— Start of Material supplied —
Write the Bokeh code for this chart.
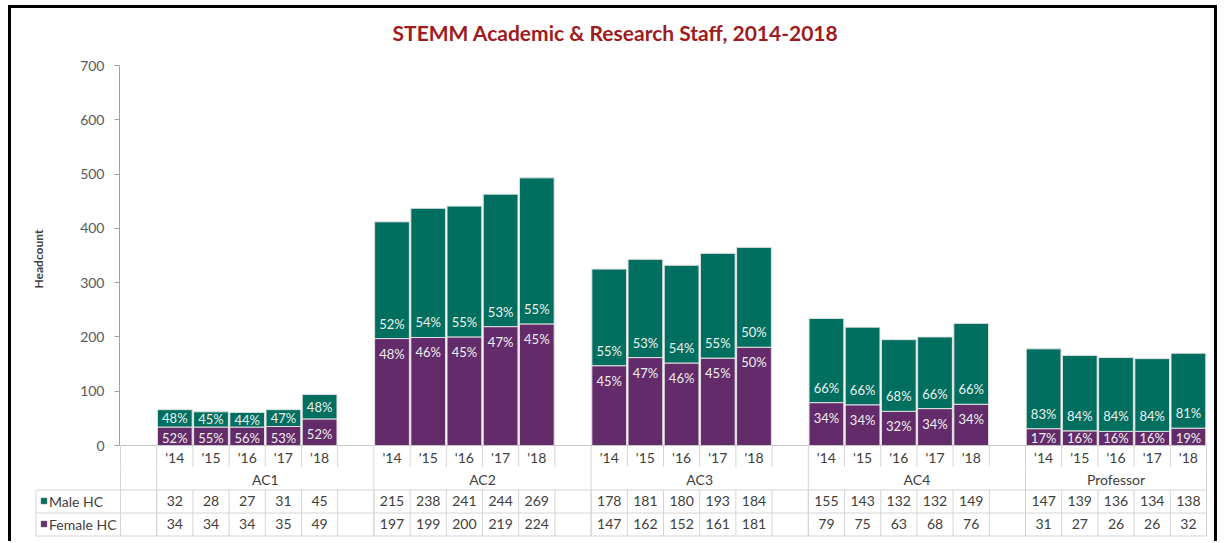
from bokeh.plotting import figure
from bokeh.models import Range1d, FixedTicker, ColumnDataSource
from bokeh.core.properties import value
from bokeh.embed import file_html
from bokeh.resources import INLINE

# ---------------- data ----------------
title = "STEMM Academic & Research Staff, 2014-2018"
groups = ["AC1", "AC2", "AC3", "AC4", "Professor"]
years = ["'14", "'15", "'16", "'17", "'18"]
male_hc = [32, 28, 27, 31, 45,
           215, 238, 241, 244, 269,
           178, 181, 180, 193, 184,
           155, 143, 132, 132, 149,
           147, 139, 136, 134, 138]
female_hc = [34, 34, 34, 35, 49,
             197, 199, 200, 219, 224,
             147, 162, 152, 161, 181,
             79, 75, 63, 68, 76,
             31, 27, 26, 26, 32]
row_names = ["Male HC", "Female HC"]
y_ticks = [0, 100, 200, 300, 400, 500, 600, 700]

# ---------------- styling / geometry ----------------
TEAL = "#016F5F"
PURPLE = "#632B69"
GRID = "#D4D4D4"
TXT = "#404040"
FONT = "Lato"
BORDER = "3px solid black"

SLOT = 36.2            # px per category slot
PXY = 380.0 / 700.0    # px per headcount unit
OX, OY = 11, 8         # page position of the content (inside black border)
W = 1209
HEAD_END = 50          # page y where the title strip ends
H_HEAD = HEAD_END - OY + 3   # the host height includes its top border
SPLIT = 467            # page y where the chart figure ends
BOTTOM = 541


def px2x(px):
    return -0.5 + (px - 120) / SLOT


def px2y(py):
    return (445 - py) / PXY


def plain(fig):
    fig.outline_line_color = None
    fig.xgrid.visible = False
    fig.ygrid.visible = False
    fig.border_fill_color = "white"
    return fig


lbl_kw = dict(text_font=value(FONT), text_align="center",
              text_baseline="middle")

# ---------------- title strip ----------------
head = plain(figure(width=W, height=H_HEAD, output_backend="svg",
                    toolbar_location=None,
                    x_range=Range1d(OX, OX + W),
                    y_range=Range1d(OY + H_HEAD, OY),
                    x_axis_location=None, y_axis_location=None,
                    min_border_left=0, min_border_right=0, min_border_top=0,
                    min_border_bottom=0,
                    styles={"border-left": BORDER, "border-right": BORDER,
                            "border-top": BORDER, "margin-left": "8px",
                            "margin-top": "5px"}))
head.text(x=[615], y=[32], text=[title], text_color="#9E1B20",
          text_font_size="21px", text_font_style="bold", **lbl_kw)

# ---------------- chart: bars + year row ----------------
FL, FR = 119, 1208
top = plain(figure(width=W, height=SPLIT - HEAD_END, output_backend="svg",
                   toolbar_location=None,
                   x_range=Range1d(px2x(FL), px2x(FR)),
                   y_range=Range1d(px2y(SPLIT), px2y(HEAD_END)),
                   x_axis_location=None,
                   min_border_left=FL - OX, min_border_right=OX + W - FR,
                   min_border_top=0, min_border_bottom=0,
                   styles={"border-left": BORDER, "border-right": BORDER,
                           "margin-left": "8px"}))

ax = top.yaxis[0]
ax.ticker = FixedTicker(ticks=y_ticks)
ax.bounds = (0, 700)
ax.axis_line_color = "#A0A0A0"
ax.major_tick_line_color = "#A0A0A0"
ax.major_tick_out = 5
ax.major_tick_in = 0
ax.minor_tick_out = 0
ax.minor_tick_in = 0
ax.major_label_text_font = FONT
ax.major_label_text_font_size = "14px"
ax.major_label_text_color = "#595959"
ax.major_label_standoff = 10
ax.axis_label = "Headcount"
ax.axis_label_text_font = FONT
ax.axis_label_text_font_size = "12px"
ax.axis_label_text_font_style = "bold"
ax.axis_label_text_color = TXT
ax.axis_label_standoff = 31

xs, yr_lbl = [], []
for gi, g in enumerate(groups):
    for yi, yv in enumerate(years):
        xs.append(1 + 6 * gi + yi)
        yr_lbl.append(yv)

tot = [m + f for m, f in zip(male_hc, female_hc)]


def pct(a, t):
    return "%d%%" % int(100.0 * a / t + 0.5)


m_txt = [pct(m, t) for m, t in zip(male_hc, tot)]
f_txt = [pct(f, t) for f, t in zip(female_hc, tot)]
m_y = [f + min(15, m * PXY / 2) / PXY for m, f in zip(male_hc, female_hc)]
f_y = [f - min(15, f * PXY - 8) / PXY for f in female_hc]

src = ColumnDataSource(dict(x=xs, female=female_hc, male=male_hc, tot=tot,
                            mt=m_txt, ft=f_txt, my=m_y, fy=f_y,
                            yl=yr_lbl,
                            ms=[str(v) for v in male_hc],
                            fs=[str(v) for v in female_hc]))

top.vbar_stack(["female", "male"], x="x", width=0.96, source=src,
               fill_color=[PURPLE, TEAL], line_color="#E2E2E2",
               line_width=1)

top.text(x="x", y="my", text="mt", source=src, text_color="#EFEFEF",
         text_font_size="13px", **lbl_kw)
top.text(x="x", y="fy", text="ft", source=src, text_color="#EFEFEF",
         text_font_size="13px", **lbl_kw)

# year row of the data table
top.text(x="x", y=px2y(456.5), text="yl", source=src, text_color=TXT,
         text_font_size="14px", **lbl_kw)

grp_l = [0.5 + 6 * gi for gi in range(len(groups))]
grp_r = [min(gl + 6, 29.5) for gl in grp_l]
grp_c = [(a + b) / 2 for a, b in zip(grp_l, grp_r)]
bounds_all = [k - 0.5 for k in range(31)]
grp_bounds = [-0.5] + grp_l + [29.5]
n = len(bounds_all)
y_split = px2y(SPLIT + 1)

top.segment(x0=bounds_all, y0=[0] * n, x1=bounds_all, y1=[y_split] * n,
            line_color=GRID, line_width=1)
top.segment(x0=[-0.5], y0=[0], x1=[29.5], y1=[0], line_color="#C8C8C8",
            line_width=1)

# ---------------- table: group row + value rows ----------------
bot = plain(figure(width=W, height=BOTTOM - SPLIT, output_backend="svg",
                   toolbar_location=None,
                   x_range=Range1d(px2x(OX), px2x(OX + W)),
                   y_range=Range1d(BOTTOM, SPLIT),
                   x_axis_location=None, y_axis_location=None,
                   min_border_left=0, min_border_right=0, min_border_top=0,
                   min_border_bottom=0,
                   styles={"border-left": BORDER, "border-right": BORDER,
                           "margin-left": "8px"}))

Y_GROUP, Y_MALE, Y_FEM = 478.5, 500.5, 523.5
B_GROUP, B_MALE, B_FEM = 489.5, 512.5, 535.5
left_x = px2x(35.5)

bot.text(x=grp_c, y=[Y_GROUP] * len(groups), text=groups, text_color=TXT,
         text_font_size="14px", **lbl_kw)
bot.text(x="x", y=Y_MALE, text="ms", source=src, text_color=TXT,
         text_font_size="14px", **lbl_kw)
bot.text(x="x", y=Y_FEM, text="fs", source=src, text_color=TXT,
         text_font_size="14px", **lbl_kw)

bot.segment(x0=grp_bounds, y0=[SPLIT - 1] * len(grp_bounds), x1=grp_bounds,
            y1=[B_FEM] * len(grp_bounds), line_color=GRID, line_width=1)
bot.segment(x0=bounds_all + [left_x], y0=[B_GROUP] * (n + 1),
            x1=bounds_all + [left_x], y1=[B_FEM] * (n + 1),
            line_color=GRID, line_width=1)
bot.segment(x0=[left_x] * 3, y0=[B_GROUP, B_MALE, B_FEM], x1=[29.5] * 3,
            y1=[B_GROUP, B_MALE, B_FEM], line_color=GRID, line_width=1)

# legend keys of the table
bot.rect(x=[px2x(43.5)] * 2, y=[Y_MALE, Y_FEM], width=6, height=6,
         width_units="screen", height_units="screen",
         fill_color=[TEAL, PURPLE], line_color="#808080", line_width=0.5)
bot.text(x=[px2x(48.5)] * 2, y=[Y_MALE, Y_FEM], text=row_names,
         text_color=TXT, text_font=value(FONT), text_font_size="14px",
         text_align="left", text_baseline="middle")

open("out.html", "w").write(file_html([head, top, bot], INLINE))
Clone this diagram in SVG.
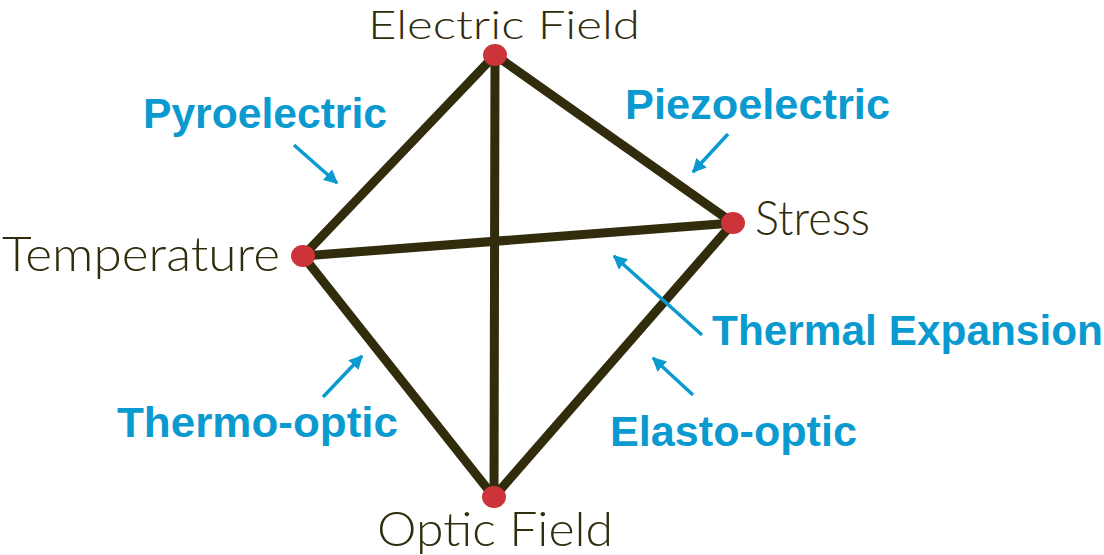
<svg xmlns="http://www.w3.org/2000/svg" width="1104" height="555" viewBox="0 0 1104 555">
<style>
.edge{stroke:#302c0c;stroke-width:9;fill:none;stroke-linecap:round}
.dot{fill:#cc3439}
.lbl{font-family:"Lato","Liberation Sans",sans-serif;font-weight:300;font-size:47px;fill:#302c0c}
.eff{font-family:"Liberation Sans","Arial",sans-serif;font-weight:bold;font-size:42px;fill:#0a9ad0}
.arr{stroke:#0a9ad0;stroke-width:3.5;fill:none;marker-end:url(#ah)}
</style>
<defs>
<marker id="ah" viewBox="0 0 10 10" refX="9" refY="5" markerWidth="4" markerHeight="4" orient="auto" markerUnits="strokeWidth">
<path d="M0,0 L10,5 L0,10 Z" fill="#0a9ad0"/>
</marker>
</defs>
<rect width="1104" height="555" fill="#ffffff"/>
<g id="connectors">
<line class="edge" x1="495" y1="55" x2="303" y2="256"/>
<line class="edge" x1="495" y1="55" x2="733" y2="223"/>
<line class="edge" x1="495" y1="55" x2="494" y2="497"/>
<line class="edge" x1="303" y1="256" x2="733" y2="223"/>
<line class="edge" x1="303" y1="256" x2="494" y2="497"/>
<line class="edge" x1="733" y1="223" x2="494" y2="497"/>
</g>
<g id="effects">
<g id="pyroelectric">
<text class="eff" x="143" y="128" textLength="244" lengthAdjust="spacingAndGlyphs">Pyroelectric</text>
<line class="arr" x1="294" y1="145" x2="337" y2="183"/>
</g>
<g id="piezoelectric">
<text class="eff" x="625" y="119" textLength="265" lengthAdjust="spacingAndGlyphs">Piezoelectric</text>
<line class="arr" x1="728" y1="134" x2="693" y2="172"/>
</g>
<g id="thermal-expansion">
<text class="eff" x="712" y="345" textLength="391" lengthAdjust="spacingAndGlyphs">Thermal Expansion</text>
<line class="arr" x1="702" y1="335" x2="614" y2="256"/>
</g>
<g id="elasto-optic">
<text class="eff" x="610" y="446" textLength="247" lengthAdjust="spacingAndGlyphs">Elasto-optic</text>
<line class="arr" x1="693" y1="395" x2="653" y2="358"/>
</g>
<g id="thermo-optic">
<text class="eff" x="117" y="437" textLength="281" lengthAdjust="spacingAndGlyphs">Thermo-optic</text>
<line class="arr" x1="323" y1="397" x2="362" y2="356"/>
</g>
</g>
<g id="node-electric">
<ellipse class="dot" cx="495" cy="55" rx="12" ry="11"/>
<text class="lbl" x="368" y="39" textLength="272" lengthAdjust="spacingAndGlyphs" style="font-size:40px">Electric Field</text>
</g>
<g id="node-stress">
<ellipse class="dot" cx="733" cy="223" rx="12" ry="11"/>
<text class="lbl" x="755" y="235" textLength="115" lengthAdjust="spacingAndGlyphs">Stress</text>
</g>
<g id="node-temperature">
<ellipse class="dot" cx="303" cy="256" rx="12" ry="11"/>
<text class="lbl" x="2" y="271" textLength="278" lengthAdjust="spacingAndGlyphs">Temperature</text>
</g>
<g id="node-optic">
<ellipse class="dot" cx="494" cy="497" rx="12" ry="11"/>
<text class="lbl" x="377" y="546" textLength="236" lengthAdjust="spacingAndGlyphs">Optic Field</text>
</g>
</svg>
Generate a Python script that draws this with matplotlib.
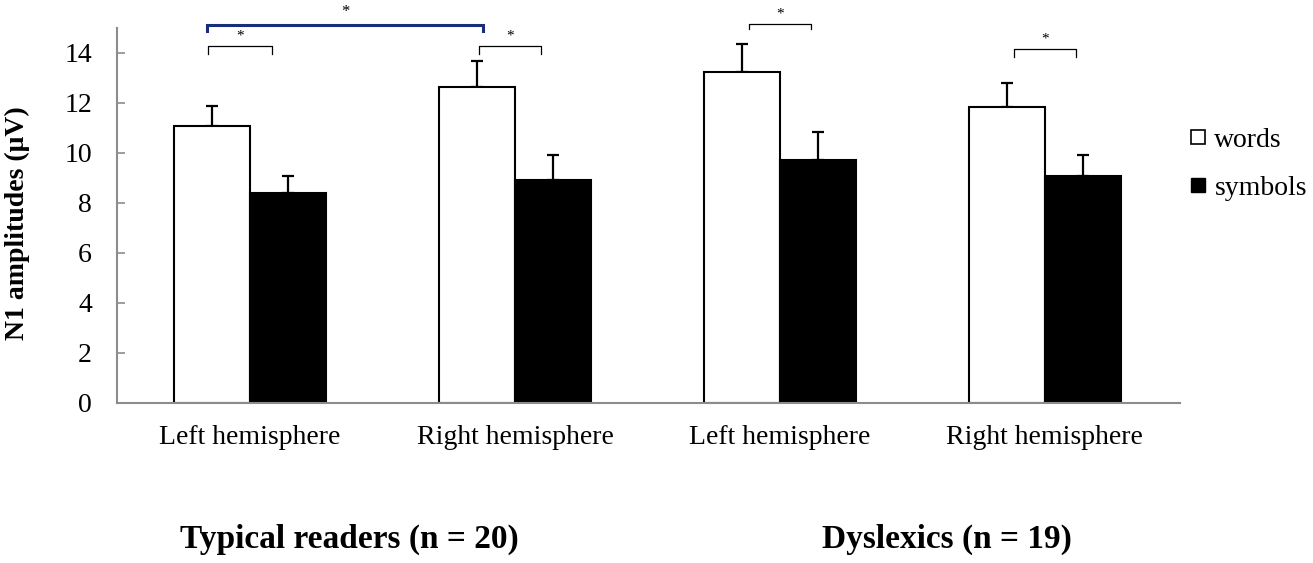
import matplotlib
matplotlib.use("Agg")
import matplotlib.pyplot as plt
from matplotlib.lines import Line2D
import numpy as np

plt.rcParams['font.family'] = ['Liberation Serif', 'DejaVu Serif']

# ---- data ----
categories = ["Left hemisphere", "Right hemisphere", "Left hemisphere", "Right hemisphere"]
groups = ["Typical readers (n = 20)", "Dyslexics (n = 19)"]
words = [11.10, 12.66, 13.25, 11.85]
words_err = [0.79, 1.03, 1.11, 0.97]
symbols = [8.42, 8.92, 9.72, 9.08]
symbols_err = [0.66, 1.01, 1.12, 0.83]
yticks = [0, 2, 4, 6, 8, 10, 12, 14]

# significance brackets: (x_left, x_right), (y_bar, y_end)
brackets_x = [(-0.16, 0.083), (0.864, 1.098), (1.883, 2.117), (2.883, 3.117)]
brackets_y = [(14.28, 13.96), (14.28, 13.96), (15.17, 14.96), (14.16, 13.84)]
blue_bracket_x = (-0.162, 0.88)
blue_bracket_y = (15.13, 14.88)
star = "*"

# ---- figure ----
fig = plt.figure(figsize=(13.13, 5.63), dpi=100)
ax = fig.add_axes([117/1313, 1-403/563, (1180-117)/1313, 375/563])

x = np.arange(len(categories))
w = 0.287
ax.bar(x - w/2, words, width=w, color='white', edgecolor='black', linewidth=1.5, zorder=2)
ax.bar(x + w/2, symbols, width=w, color='black', edgecolor='black', linewidth=1.5, zorder=2)
ax.errorbar(x - w/2, words, yerr=[np.zeros(len(words)), words_err], fmt='none',
            ecolor='black', elinewidth=1.6, capsize=4.5, capthick=1.6, zorder=1)
ax.errorbar(x + w/2, symbols, yerr=[np.zeros(len(symbols)), symbols_err], fmt='none',
            ecolor='black', elinewidth=1.6, capsize=4.5, capthick=1.6, zorder=1)

for (xl, xr), (yb, ye) in zip(brackets_x, brackets_y):
    ax.plot([xl, xl, xr, xr], [ye, yb, yb, ye], color='black', lw=0.9, clip_on=False)
    ax.text((xl + xr)/2, yb + 0.12, star, ha='center', va='bottom', fontsize=11, clip_on=False)

bl, br = blue_bracket_x
yb, ye = blue_bracket_y
ax.plot([bl, bl, br, br], [ye, yb, yb, ye], color='#1a2c7c', lw=2.2, clip_on=False,
        solid_joinstyle='miter')
ax.text((bl + br)/2, yb + 0.2, star, ha='center', va='bottom', fontsize=12, clip_on=False)

ax.set_xlim(-0.502, 3.51)
ax.set_ylim(0, 15)
ax.set_yticks(yticks)
ax.set_yticklabels([str(t) for t in yticks], fontsize=20)
ax.set_xticks(x)
ax.set_xticklabels(categories, fontsize=20)
ax.tick_params(axis='x', length=0, pad=16)
ax.tick_params(axis='y', direction='in', length=6, width=1.2, color='#8c8c8c', pad=18)
for s in ['top', 'right']:
    ax.spines[s].set_visible(False)
for s in ['left', 'bottom']:
    ax.spines[s].set_color('#8c8c8c')
    ax.spines[s].set_linewidth(1.5)

fig.text(17/1313, 1-223/563, "N1 amplitudes (μV)", rotation=90, ha='center', va='center',
         fontsize=20, fontweight='bold')
fig.text(349/1313, 1-539/563, groups[0], ha='center', va='center', fontsize=24, fontweight='bold')
fig.text(947/1313, 1-539/563, groups[1], ha='center', va='center', fontsize=24, fontweight='bold')

handles = [Line2D([], [], marker='s', linestyle='none', markersize=10.5,
                  markerfacecolor='white', markeredgecolor='black', markeredgewidth=1.2),
           Line2D([], [], marker='s', linestyle='none', markersize=10.5,
                  markerfacecolor='black', markeredgecolor='black')]
fig.legend(handles, ["words", "symbols"], loc='center left',
           bbox_to_anchor=(1188/1313, 1-164/563), frameon=False, fontsize=20,
           handlelength=0.7, handletextpad=0.25, labelspacing=0.8, borderpad=0, borderaxespad=0)

fig.savefig("out.png", dpi=100)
— End of Material supplied —
- **Written exercise**: Repeat word for word the lines above, from the first entry through the line containing "from bokeh.resources import INLINE", with both ends kept and the pictures dropped.

- **Correct output**:
Write the Bokeh code for this chart.
from bokeh.plotting import figure
from bokeh.models import Range1d, FixedTicker, ColumnDataSource
from bokeh.core.properties import value
from bokeh.embed import file_html
from bokeh.resources import INLINE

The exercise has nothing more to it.